Who are the patron saints of the internet? | University of Portland

Who are the patron saints of the internet?

Did you know that there are patron saints for most anything, even the internet? “Patron saints” in Catholicism are venerable women and men from throughout history who are heavenly advocates for places, professions and people. It is good to know that in the oddest of times there are saints who we can turn to as an aid on our way. In this time when we are leaning heavily on the internet, it is good to know who to turn to for continued support.

As the internet was gaining sway in everyday life, Pope St. John Paul II named St. Isidore of Seville the patron on the internet, which is interesting because St. Isidore was bishop of Seville in 600 AD – a few years before the internet came to be. As bishop he created a school that became a model for early universities. He also sought to establish for the community good norms for social justice and representative government as well as firm foundations in the faith.
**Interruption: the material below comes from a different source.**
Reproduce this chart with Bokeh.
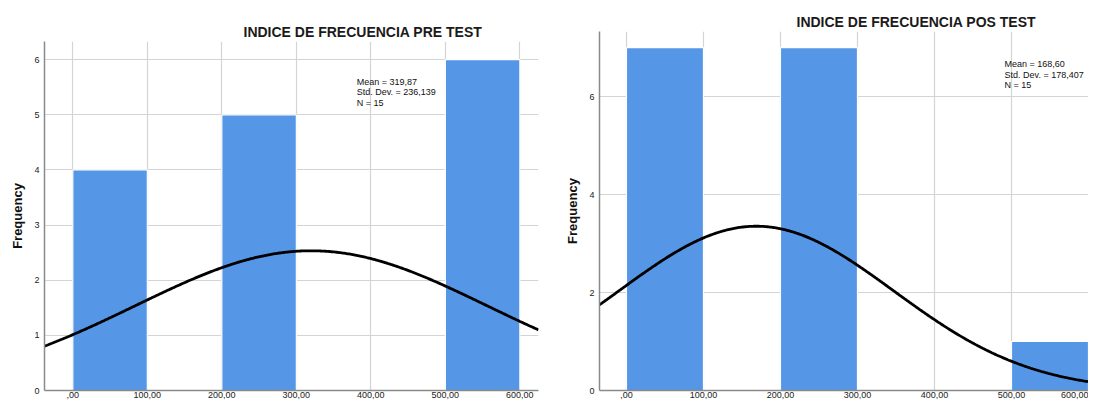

Yet the main thing that helped get him connected to the copious content of the internet is his twenty-book opus where he sought to set out the origins of as many things as he could, from language to law, from biology to agriculture, from Church history to road building. He tried to share as much knowledge as there was to be shared, and is therefore seen as someone who had in mind the great potential of sharing that comes through the internet.

Also noted as a possible patron of the internet is St. Maximillian Kolbe, who built a large media service to bring news, information, and religious education to rural areas of Poland in the 1920s. In a similar vein for how we hope to gain much of what we find on the internet, he would give away all of his material for free. While often best-known for offering his life in the place of another in a German concentration camp, it is well worth looking up his many other contributions for the good of others.